Weltkatastrophe als Schulstoff?

Tatsächlich stellt sich die Frage mit aller Brisanz: Worauf hin soll man bilden? Welche Unterrichtsinhalte braucht es für das Überleben des Menschen im 21. Jahrhundert?

Bilanziert man nämlich die aktuellen Verlautbarungen der Wissenschaften zur Zukunft des Menschen auf diesem Planeten, sieht es düster aus. Am allerdüstersten wohl im schmalen Buch von Stephen Emmott, Zehn Milliarden, Suhrkamp 2013. Dessen Fazit – nach Durchgang durch alle wesentlichen Entwicklungen (Weltbevölkerung, Temperaturanstieg, Artensterben, Emissionen, Wasserverbrauch und andere), nach Prüfung aller denkbaren Lösungen – ist schlicht und einfach dieses: „Wenn wir eine globale Katastrophe verhindern wollen, müssen wir irgendetwas Radikales tun – und ich meine wirklich tun. Aber ich glaube nicht, dass wir das machen werden. Ich glaube, wir sind nicht mehr zu retten.“ Verglichen mit Emmott, Professor in Oxford und wissenschaftlicher Leiter eines Microsoft-Labors, das zur Zukunft unseres Planeten forscht, sind die Schriften eines Harald Welzer zum Beispiel geradezu optimistisch zu nennen.

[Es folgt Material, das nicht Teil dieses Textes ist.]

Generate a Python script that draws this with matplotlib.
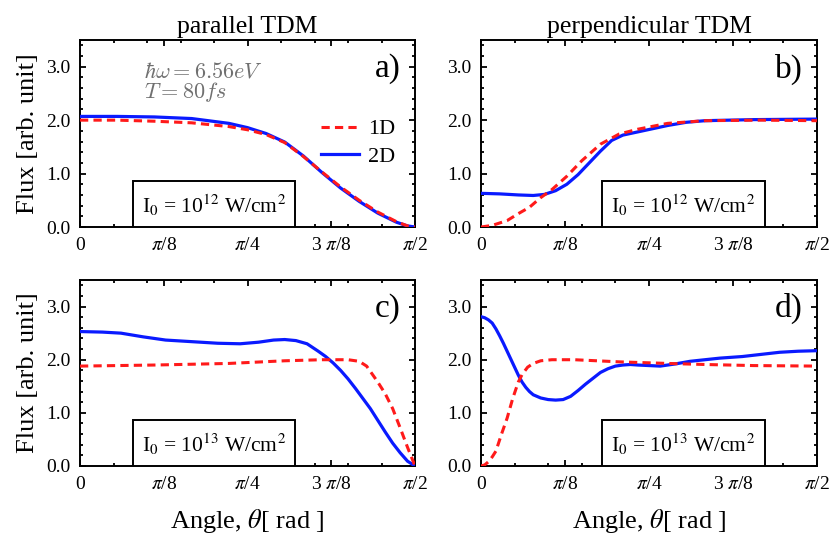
import numpy as np
import matplotlib
matplotlib.use('Agg')
import matplotlib.pyplot as plt
from matplotlib.ticker import MultipleLocator, FixedLocator
from matplotlib.patches import Rectangle

plt.rcParams['font.family'] = ['Liberation Serif', 'DejaVu Serif']
plt.rcParams['mathtext.fontset'] = 'stix'

# angles in degrees (0..90 = 0..pi/2), flux values
a_1d_deg = [0, 10, 20, 30, 40, 45, 50, 55, 60, 65, 70, 75, 80, 85, 88, 90]
a_1d_val = [2.00, 2.00, 1.98, 1.95, 1.88, 1.82, 1.73, 1.58, 1.32, 1.03, 0.75, 0.50, 0.28, 0.10, 0.02, 0.00]
a_2d_deg = [0, 10, 20, 30, 40, 45, 50, 55, 60, 65, 70, 75, 80, 85, 88, 90]
a_2d_val = [2.07, 2.07, 2.06, 2.03, 1.94, 1.86, 1.75, 1.59, 1.33, 1.02, 0.73, 0.48, 0.26, 0.09, 0.02, 0.00]

b_1d_deg = [0, 3, 7, 10, 13, 16, 19, 23, 27, 32, 37, 42, 50, 60, 75, 90]
b_1d_val = [0.00, 0.03, 0.12, 0.25, 0.37, 0.55, 0.70, 0.95, 1.24, 1.55, 1.74, 1.83, 1.94, 1.99, 2.00, 1.99]
b_2d_deg = [0, 5, 10, 14, 17, 20, 23, 26, 29, 32, 35, 38, 42, 46, 50, 55, 60, 73, 90]
b_2d_val = [0.63, 0.62, 0.60, 0.59, 0.61, 0.68, 0.80, 0.98, 1.20, 1.42, 1.62, 1.72, 1.78, 1.84, 1.90, 1.96, 1.99, 2.01, 2.02]

c_1d_deg = [0, 20, 40, 55, 65, 72, 75, 77, 80, 82, 84, 86, 88, 90]
c_1d_val = [1.88, 1.90, 1.93, 1.98, 2.00, 2.00, 1.97, 1.88, 1.58, 1.36, 1.08, 0.72, 0.35, 0.00]
c_2d_deg = [0, 6, 11, 17, 23, 30, 37, 43, 48, 52, 55, 58, 61, 64, 66, 68, 70, 72, 74, 76, 78, 80, 82, 84, 86, 88, 90]
c_2d_val = [2.53, 2.52, 2.50, 2.43, 2.37, 2.34, 2.31, 2.30, 2.33, 2.37, 2.38, 2.36, 2.30, 2.16, 2.06, 1.94, 1.80,
            1.64, 1.46, 1.27, 1.08, 0.86, 0.64, 0.43, 0.25, 0.09, 0.00]

d_1d_deg = [0, 1, 2, 3, 4, 5.5, 7, 8.5, 10, 11, 12.5, 14, 16, 19, 25, 37, 50, 60, 73, 90]
d_1d_val = [0.00, 0.02, 0.08, 0.17, 0.28, 0.60, 0.90, 1.27, 1.58, 1.72, 1.86, 1.93, 1.98, 2.00, 2.00, 1.96, 1.93,
            1.91, 1.89, 1.88]
d_2d_deg = [0, 1, 2, 3, 4, 5, 6, 7, 8, 9, 10, 11, 12, 13, 14, 16, 18, 20, 22, 24, 26, 28, 30, 32, 34, 36, 38, 40,
            42, 45, 48, 52, 56, 60, 64, 70, 75, 80, 85, 90]
d_2d_val = [2.81, 2.79, 2.75, 2.69, 2.58, 2.45, 2.31, 2.16, 2.01, 1.86, 1.71, 1.58, 1.48, 1.40, 1.34, 1.28, 1.25,
            1.24, 1.25, 1.31, 1.42, 1.54, 1.65, 1.76, 1.83, 1.88, 1.90, 1.91, 1.90, 1.89, 1.88, 1.92, 1.97, 2.00,
            2.03, 2.06, 2.10, 2.14, 2.16, 2.17]

xtick_labels = ['0', r'$\pi$/8', r'$\pi$/4', r'3 $\pi$/8', r'$\pi$/2']
panel_labels = ['a)', 'b)', 'c)', 'd)']
intensity = [r'I$_0$ = 10$^{12}$ W/cm$^2$', r'I$_0$ = 10$^{12}$ W/cm$^2$',
             r'I$_0$ = 10$^{13}$ W/cm$^2$', r'I$_0$ = 10$^{13}$ W/cm$^2$']
data = [(a_1d_deg, a_1d_val, a_2d_deg, a_2d_val),
        (b_1d_deg, b_1d_val, b_2d_deg, b_2d_val),
        (c_1d_deg, c_1d_val, c_2d_deg, c_2d_val),
        (d_1d_deg, d_1d_val, d_2d_deg, d_2d_val)]

fig = plt.figure(figsize=(8.3, 5.35), dpi=100)
pos = [[0.0964, 0.5757, 0.4036, 0.3495],
       [0.5795, 0.5757, 0.4048, 0.3495],
       [0.0964, 0.1290, 0.4036, 0.3476],
       [0.5795, 0.1290, 0.4048, 0.3476]]
box_x = [0.158, 0.36, 0.158, 0.36]

axes = []
for i in range(4):
    ax = fig.add_axes(pos[i])
    x1, y1, x2, y2 = data[i]
    ax.plot(np.deg2rad(x2), y2, color='#0a1aff', lw=2.3, label='2D', zorder=3)
    ax.plot(np.deg2rad(x1), y1, color='#ff1a1a', lw=2.2, dashes=(2.7, 1.7), label='1D', zorder=4)
    ax.set_xlim(0, np.pi/2)
    ax.set_ylim(0, 3.5)
    ax.xaxis.set_major_locator(FixedLocator([0, np.pi/8, np.pi/4, 3*np.pi/8, np.pi/2]))
    ax.xaxis.set_minor_locator(MultipleLocator(np.pi/20))
    ax.set_xticklabels(xtick_labels)
    ax.yaxis.set_major_locator(FixedLocator([0, 1, 2, 3]))
    ax.yaxis.set_minor_locator(MultipleLocator(0.2))
    ax.set_yticklabels(['0.0', '1.0', '2.0', '3.0'])
    ax.tick_params(which='both', direction='in', top=True, right=True, labelsize=14, width=1.3)
    ax.tick_params(which='major', length=4, pad=7)
    ax.tick_params(which='minor', length=2)
    for s in ax.spines.values():
        s.set_linewidth(1.4)
    ax.text(0.958, 0.845, panel_labels[i], transform=ax.transAxes, ha='right', va='center', fontsize=24)
    h = 0.246
    ax.add_patch(Rectangle((box_x[i], 0), 0.484, h, transform=ax.transAxes, fill=True,
                           facecolor='white', edgecolor='black', lw=1.4, zorder=5))
    ax.text(box_x[i] + 0.242, 0.115, intensity[i], transform=ax.transAxes, ha='center', va='center',
            fontsize=15.5, zorder=6)
    axes.append(ax)

axes[0].set_title('parallel TDM', fontsize=18.5, pad=5)
axes[1].set_title('perpendicular TDM', fontsize=18.5, pad=5)
axes[0].set_ylabel('Flux [arb. unit]', fontsize=19, labelpad=5)
axes[2].set_ylabel('Flux [arb. unit]', fontsize=19, labelpad=5)
axes[2].set_xlabel(r'Angle, $\theta$[ rad ]', fontsize=19, labelpad=10)
axes[3].set_xlabel(r'Angle, $\theta$[ rad ]', fontsize=19, labelpad=10)

axes[0].text(0.19, 0.80, r'$\hbar\omega = 6.56eV$', transform=axes[0].transAxes, color='#707070',
             fontsize=16, va='baseline', math_fontfamily='cm')
axes[0].text(0.19, 0.69, r'$T = 80fs$', transform=axes[0].transAxes, color='#707070',
             fontsize=16, va='baseline', math_fontfamily='cm')

hd, lb = axes[0].get_legend_handles_labels()
axes[0].legend(hd[::-1], lb[::-1], loc='upper right', bbox_to_anchor=(1.0, 0.685), frameon=False,
               fontsize=16, handlelength=1.7, handletextpad=0.4, labelspacing=0.3)

fig.savefig('out.png', dpi=100)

Wir sind daran unseren Planeten – um eine kühne Metapher zu verwenden – an die Wand zu fahren. Das Schlimme daran: Wir wissen das, tun jedoch wenig bis nichts, um das Verhängnis abzuwenden.
Kinder pflegen sich die Hände vors Gesicht zu halten und zu sagen: „Gäll, du gsesch mi nööd!“ Erwachsene „verdrängen“, „verleugnen“ Unangenehmes oder wehren es ab, indem sie ihm Namen geben wie „Ereignis“ für einen AKW-Unfall oder „Alarmismus“ für solche Berichte zur Zukunft des Planeten. Und leben ihr Leben weiter, als ob sie nicht wüssten. Die Fakten jedoch bleiben.

Erwachsene lesen Zeitung, sehen Tagesschau, sind informiert, verdrängen aber, um ihren Alltag lebbar zu machen.
Kinder und Jugendliche gehen zur Schule, wo sie zu mündigen, selbstbewussten Citoyens gemacht werden, die den Herausforderungen der Welt von morgen gewachsen sein soll(t)en. Wie man das tun könnte, haben viele gesagt(zB. Lisa Rosa. Oder R. D. Precht). Das Was jedoch wird zwar ausformuliert in den jeweiligen Lehrplänen (zB. im Lehrplan 21), aber ich frage mich, ob die angebotenen Inhalte wirklich zur obgenannten Faktenlage passen resp. ob sie genügen, um die Notwendigkeit des „radikale Umdenkens“ begreiflich zu machen.
Griffiger noch: Soll die Schule die Kinder und Jugendlichen mit solch tristen Fakten konfrontieren, die Hoffnungslosigkeit à la Emmett erzeugen (auch wenn die Tatsache, dass er sein Buch publiziert, vermutlich vom Gegenteil zeugt)? Um damit zumindest eine Haltung des „Du-hast-keine-Chance-also-nutze-Sie!“ ausbilden zu helfen, vielleicht?
Darf Schule das?

Wie soll Schule dem „beispiellosen Notfall planetarischen Ausmasses“ (Emmett) begegnen? Die Frage stellt sich tatsächlich mit aller Brisanz.